▶ [What is required]
Restate each line of the listing exactly, without carrying over any pictures.

------

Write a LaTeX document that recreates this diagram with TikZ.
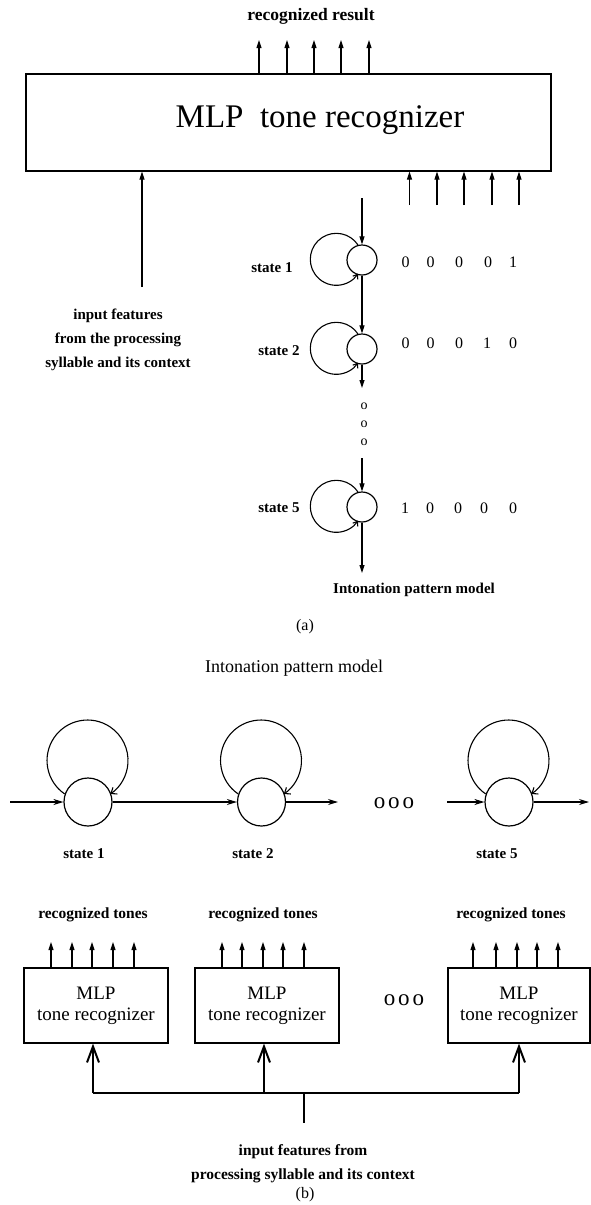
\documentclass[tikz,border=0pt]{standalone}
\usepackage{fontspec}
\setmainfont{Liberation Serif}
\usetikzlibrary{arrows.meta}
\begin{document}
\begin{tikzpicture}[x=1pt,y=1pt,
  every node/.style={inner sep=0pt},
  lbl/.style={font=\fontsize{15}{17}\selectfont\bfseries},
  dig/.style={font=\fontsize{16}{18}\selectfont},
  dots/.style={font=\fontsize{23}{25}\selectfont},
  ln/.style={line width=1.1pt},
  arr/.style={ln,-{Triangle[length=8pt,width=5pt]}},
  harr/.style={ln,-{Stealth[length=10pt,width=6pt]}},
  loopa/.style={ln,-{Straight Barb[length=4pt,width=6pt]}},
  loopb/.style={ln,-{Straight Barb[length=5pt,width=8pt]}},
  stA/.style={circle,draw,line width=1.2pt,minimum size=30pt},
  stB/.style={circle,draw,line width=1.2pt,minimum size=48pt},
  mbox/.style={draw,line width=1.2pt},
  bus/.style={line width=2pt},
  inarr/.style={line width=2pt,-{Straight Barb[length=16pt,width=12pt,line width=2pt]}}
]
\useasboundingbox (0,0) rectangle (590,-1205);

% ---------- (a) ----------
\node[lbl,font=\fontsize{17.5}{19}\selectfont\bfseries] (rres) at (311,-16) {recognized result};
\node[mbox,minimum width=525pt,minimum height=97pt] (mlp) at (288.5,-122.5) {};
\node[font=\fontsize{33}{36}\selectfont] (mlpt) at (320,-120) {MLP\hspace{.5em}tone recognizer};

\foreach \x [count=\k] in {259,287,314,341,369}{
  \coordinate (o\k) at (\x,-40);
  \draw[arr] (mlp.north -| o\k) -- (o\k);
}
\foreach \x [count=\k] in {409.5,437,464,492,519}{
  \coordinate (i\k) at (\x,-205);
  \draw[arr] (i\k) -- (mlp.south -| i\k);
}
\coordinate (lin) at (142,-287);
\draw[arr] (lin) -- (mlp.south -| lin);
\node[align=center,font=\fontsize{15}{24}\selectfont\bfseries] (ltxt) at (118,-340)
  {input features\\from the processing\\syllable and its context};

\node[stA] (s1) at (362,-260) {};
\node[stA] (s2) at (362,-349) {};
\node[stA] (s5) at (362,-507) {};
\coordinate (ch0) at (362,-198);
\coordinate (ch1) at (362,-388);
\coordinate (ch2) at (362,-458);
\coordinate (ch3) at (362,-573);
\draw[arr] (ch0) -- (s1.north);
\draw[arr] (s1.south) -- (s2.north);
\draw[arr] (s2.south) -- (ch1);
\node[align=center,font=\fontsize{14}{18}\selectfont] (vdots) at (364,-424) {o\\o\\o};
\draw[arr] (ch2) -- (s5.north);
\draw[arr] (s5.south) -- (ch3);

\draw[loopa] (s1.105.6) arc[start angle=33.6,end angle=326.4,radius=26];
\draw[loopa] (s2.105.6) arc[start angle=33.6,end angle=326.4,radius=26];
\draw[loopa] (s5.105.6) arc[start angle=33.6,end angle=326.4,radius=26];

\node[lbl] (la1) at (272,-268) {state 1};
\node[lbl] (la2) at (279,-351) {state 2};
\node[lbl] (la5) at (279,-508) {state 5};

\foreach \x/\d [count=\k] in {405.7/0,430.7/0,459/0,488/0,513/1}
  \node[dig] (ra\k) at (\x,-262) {\d};
\foreach \x/\d [count=\k] in {405.7/0,430.7/0,459/0,487/1,513/0}
  \node[dig] (rb\k) at (\x,-343) {\d};
\foreach \x/\d [count=\k] in {405/1,430/0,458/0,484/0,513/0}
  \node[dig] (rc\k) at (\x,-508) {\d};

\node[lbl] (ipa) at (414,-590) {Intonation pattern model};
\node[font=\fontsize{16}{18}\selectfont] (capa) at (305,-627) {(a)};

% ---------- (b) ----------
\node[font=\fontsize{18}{20}\selectfont] (ipb) at (294,-668) {Intonation pattern model};

\node[stB] (t1) at (88,-802) {};
\node[stB] (t2) at (261.5,-802) {};
\node[stB] (t5) at (509,-802) {};
\draw[loopb] (t1.161.7) arc[start angle=235.76,end angle=-55.76,radius=40.5];
\draw[loopb] (t2.161.7) arc[start angle=235.76,end angle=-55.76,radius=40.5];
\draw[loopb] (t5.161.7) arc[start angle=235.76,end angle=-55.76,radius=40.5];

\coordinate (bin) at (10,-802);
\coordinate (b2out) at (338,-802);
\coordinate (b5in) at (447,-802);
\coordinate (b5out) at (589,-802);
\draw[harr] (bin) -- (t1.west);
\draw[harr] (t1.east) -- (t2.west);
\draw[harr] (t2.east) -- (b2out);
\draw[harr] (b5in) -- (t5.west);
\draw[harr] (t5.east) -- (b5out);
\node[dots] (hdots) at (394,-803) {o\kern3pt o\kern3pt o};

\node[lbl] (lb1) at (84,-854) {state 1};
\node[lbl] (lb2) at (253,-854) {state 2};
\node[lbl] (lb5) at (497,-854) {state 5};

\node[lbl,font=\fontsize{15.5}{17}\selectfont\bfseries] (rt1) at (93,-915) {recognized tones};
\node[lbl,font=\fontsize{15.5}{17}\selectfont\bfseries] (rt2) at (263,-915) {recognized tones};
\node[lbl,font=\fontsize{15.5}{17}\selectfont\bfseries] (rt3) at (511,-915) {recognized tones};

\node[mbox,minimum width=144pt,minimum height=75pt,align=center,font=\fontsize{19}{21}\selectfont] (m1) at (96,-1005.5) {MLP\\tone recognizer};
\node[mbox,minimum width=144pt,minimum height=75pt,align=center,font=\fontsize{19}{21}\selectfont] (m2) at (267,-1005.5) {MLP\\tone recognizer};
\node[mbox,minimum width=142pt,minimum height=75pt,align=center,font=\fontsize{19}{21}\selectfont] (m3) at (519,-1005.5) {MLP\\tone recognizer};
\node[dots] (bdots) at (404,-1000) {o\kern3pt o\kern3pt o};

\foreach \x [count=\k] in {51,72,92,113,134}{
  \coordinate (p\k) at (\x,-942);
  \draw[arr] (m1.north -| p\k) -- (p\k);
}
\foreach \x [count=\k] in {222,242,263,283,304}{
  \coordinate (q\k) at (\x,-942);
  \draw[arr] (m2.north -| q\k) -- (q\k);
}
\foreach \x [count=\k] in {473,496,517,537,558}{
  \coordinate (u\k) at (\x,-942);
  \draw[arr] (m3.north -| u\k) -- (u\k);
}

\coordinate (bus1) at (93,-1093);
\coordinate (bus2) at (264,-1093);
\coordinate (bus3) at (519,-1093);
\coordinate (busm) at (304,-1093);
\coordinate (stem) at (304,-1123);
\draw[bus] (bus1) -- (bus3);
\draw[bus] (busm) -- (stem);
\draw[inarr] (bus1) -- (m1.south -| bus1);
\draw[inarr] (bus2) -- (m2.south -| bus2);
\draw[inarr] (bus3) -- (m3.south -| bus3);

\node[align=center,font=\fontsize{15.5}{24}\selectfont\bfseries] (btxt) at (303,-1164)
  {input features from\\processing syllable and its context};
\node[font=\fontsize{16}{18}\selectfont] (capb) at (305,-1195) {(b)};
\end{tikzpicture}
\end{document}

------

▶ [The reply]
Write a LaTeX document that recreates this diagram with TikZ.
\documentclass[tikz,border=0pt]{standalone}
\usepackage{fontspec}
\setmainfont{Liberation Serif}
\usetikzlibrary{arrows.meta}
\begin{document}
\begin{tikzpicture}[x=1pt,y=1pt,
  every node/.style={inner sep=0pt},
  lbl/.style={font=\fontsize{15}{17}\selectfont\bfseries},
  dig/.style={font=\fontsize{16}{18}\selectfont},
  dots/.style={font=\fontsize{23}{25}\selectfont},
  ln/.style={line width=1.1pt},
  arr/.style={ln,-{Triangle[length=8pt,width=5pt]}},
  harr/.style={ln,-{Stealth[length=10pt,width=6pt]}},
  loopa/.style={ln,-{Straight Barb[length=4pt,width=6pt]}},
  loopb/.style={ln,-{Straight Barb[length=5pt,width=8pt]}},
  stA/.style={circle,draw,line width=1.2pt,minimum size=30pt},
  stB/.style={circle,draw,line width=1.2pt,minimum size=48pt},
  mbox/.style={draw,line width=1.2pt},
  bus/.style={line width=2pt},
  inarr/.style={line width=2pt,-{Straight Barb[length=16pt,width=12pt,line width=2pt]}}
]
\useasboundingbox (0,0) rectangle (590,-1205);

% ---------- (a) ----------
\node[lbl,font=\fontsize{17.5}{19}\selectfont\bfseries] (rres) at (311,-16) {recognized result};
\node[mbox,minimum width=525pt,minimum height=97pt] (mlp) at (288.5,-122.5) {};
\node[font=\fontsize{33}{36}\selectfont] (mlpt) at (320,-120) {MLP\hspace{.5em}tone recognizer};

\foreach \x [count=\k] in {259,287,314,341,369}{
  \coordinate (o\k) at (\x,-40);
  \draw[arr] (mlp.north -| o\k) -- (o\k);
}
\foreach \x [count=\k] in {409.5,437,464,492,519}{
  \coordinate (i\k) at (\x,-205);
  \draw[arr] (i\k) -- (mlp.south -| i\k);
}
\coordinate (lin) at (142,-287);
\draw[arr] (lin) -- (mlp.south -| lin);
\node[align=center,font=\fontsize{15}{24}\selectfont\bfseries] (ltxt) at (118,-340)
  {input features\\from the processing\\syllable and its context};

\node[stA] (s1) at (362,-260) {};
\node[stA] (s2) at (362,-349) {};
\node[stA] (s5) at (362,-507) {};
\coordinate (ch0) at (362,-198);
\coordinate (ch1) at (362,-388);
\coordinate (ch2) at (362,-458);
\coordinate (ch3) at (362,-573);
\draw[arr] (ch0) -- (s1.north);
\draw[arr] (s1.south) -- (s2.north);
\draw[arr] (s2.south) -- (ch1);
\node[align=center,font=\fontsize{14}{18}\selectfont] (vdots) at (364,-424) {o\\o\\o};
\draw[arr] (ch2) -- (s5.north);
\draw[arr] (s5.south) -- (ch3);

\draw[loopa] (s1.105.6) arc[start angle=33.6,end angle=326.4,radius=26];
\draw[loopa] (s2.105.6) arc[start angle=33.6,end angle=326.4,radius=26];
\draw[loopa] (s5.105.6) arc[start angle=33.6,end angle=326.4,radius=26];

\node[lbl] (la1) at (272,-268) {state 1};
\node[lbl] (la2) at (279,-351) {state 2};
\node[lbl] (la5) at (279,-508) {state 5};

\foreach \x/\d [count=\k] in {405.7/0,430.7/0,459/0,488/0,513/1}
  \node[dig] (ra\k) at (\x,-262) {\d};
\foreach \x/\d [count=\k] in {405.7/0,430.7/0,459/0,487/1,513/0}
  \node[dig] (rb\k) at (\x,-343) {\d};
\foreach \x/\d [count=\k] in {405/1,430/0,458/0,484/0,513/0}
  \node[dig] (rc\k) at (\x,-508) {\d};

\node[lbl] (ipa) at (414,-590) {Intonation pattern model};
\node[font=\fontsize{16}{18}\selectfont] (capa) at (305,-627) {(a)};

% ---------- (b) ----------
\node[font=\fontsize{18}{20}\selectfont] (ipb) at (294,-668) {Intonation pattern model};

\node[stB] (t1) at (88,-802) {};
\node[stB] (t2) at (261.5,-802) {};
\node[stB] (t5) at (509,-802) {};
\draw[loopb] (t1.161.7) arc[start angle=235.76,end angle=-55.76,radius=40.5];
\draw[loopb] (t2.161.7) arc[start angle=235.76,end angle=-55.76,radius=40.5];
\draw[loopb] (t5.161.7) arc[start angle=235.76,end angle=-55.76,radius=40.5];

\coordinate (bin) at (10,-802);
\coordinate (b2out) at (338,-802);
\coordinate (b5in) at (447,-802);
\coordinate (b5out) at (589,-802);
\draw[harr] (bin) -- (t1.west);
\draw[harr] (t1.east) -- (t2.west);
\draw[harr] (t2.east) -- (b2out);
\draw[harr] (b5in) -- (t5.west);
\draw[harr] (t5.east) -- (b5out);
\node[dots] (hdots) at (394,-803) {o\kern3pt o\kern3pt o};

\node[lbl] (lb1) at (84,-854) {state 1};
\node[lbl] (lb2) at (253,-854) {state 2};
\node[lbl] (lb5) at (497,-854) {state 5};

\node[lbl,font=\fontsize{15.5}{17}\selectfont\bfseries] (rt1) at (93,-915) {recognized tones};
\node[lbl,font=\fontsize{15.5}{17}\selectfont\bfseries] (rt2) at (263,-915) {recognized tones};
\node[lbl,font=\fontsize{15.5}{17}\selectfont\bfseries] (rt3) at (511,-915) {recognized tones};

\node[mbox,minimum width=144pt,minimum height=75pt,align=center,font=\fontsize{19}{21}\selectfont] (m1) at (96,-1005.5) {MLP\\tone recognizer};
\node[mbox,minimum width=144pt,minimum height=75pt,align=center,font=\fontsize{19}{21}\selectfont] (m2) at (267,-1005.5) {MLP\\tone recognizer};
\node[mbox,minimum width=142pt,minimum height=75pt,align=center,font=\fontsize{19}{21}\selectfont] (m3) at (519,-1005.5) {MLP\\tone recognizer};
\node[dots] (bdots) at (404,-1000) {o\kern3pt o\kern3pt o};

\foreach \x [count=\k] in {51,72,92,113,134}{
  \coordinate (p\k) at (\x,-942);
  \draw[arr] (m1.north -| p\k) -- (p\k);
}
\foreach \x [count=\k] in {222,242,263,283,304}{
  \coordinate (q\k) at (\x,-942);
  \draw[arr] (m2.north -| q\k) -- (q\k);
}
\foreach \x [count=\k] in {473,496,517,537,558}{
  \coordinate (u\k) at (\x,-942);
  \draw[arr] (m3.north -| u\k) -- (u\k);
}

\coordinate (bus1) at (93,-1093);
\coordinate (bus2) at (264,-1093);
\coordinate (bus3) at (519,-1093);
\coordinate (busm) at (304,-1093);
\coordinate (stem) at (304,-1123);
\draw[bus] (bus1) -- (bus3);
\draw[bus] (busm) -- (stem);
\draw[inarr] (bus1) -- (m1.south -| bus1);
\draw[inarr] (bus2) -- (m2.south -| bus2);
\draw[inarr] (bus3) -- (m3.south -| bus3);

\node[align=center,font=\fontsize{15.5}{24}\selectfont\bfseries] (btxt) at (303,-1164)
  {input features from\\processing syllable and its context};
\node[font=\fontsize{16}{18}\selectfont] (capb) at (305,-1195) {(b)};
\end{tikzpicture}
\end{document}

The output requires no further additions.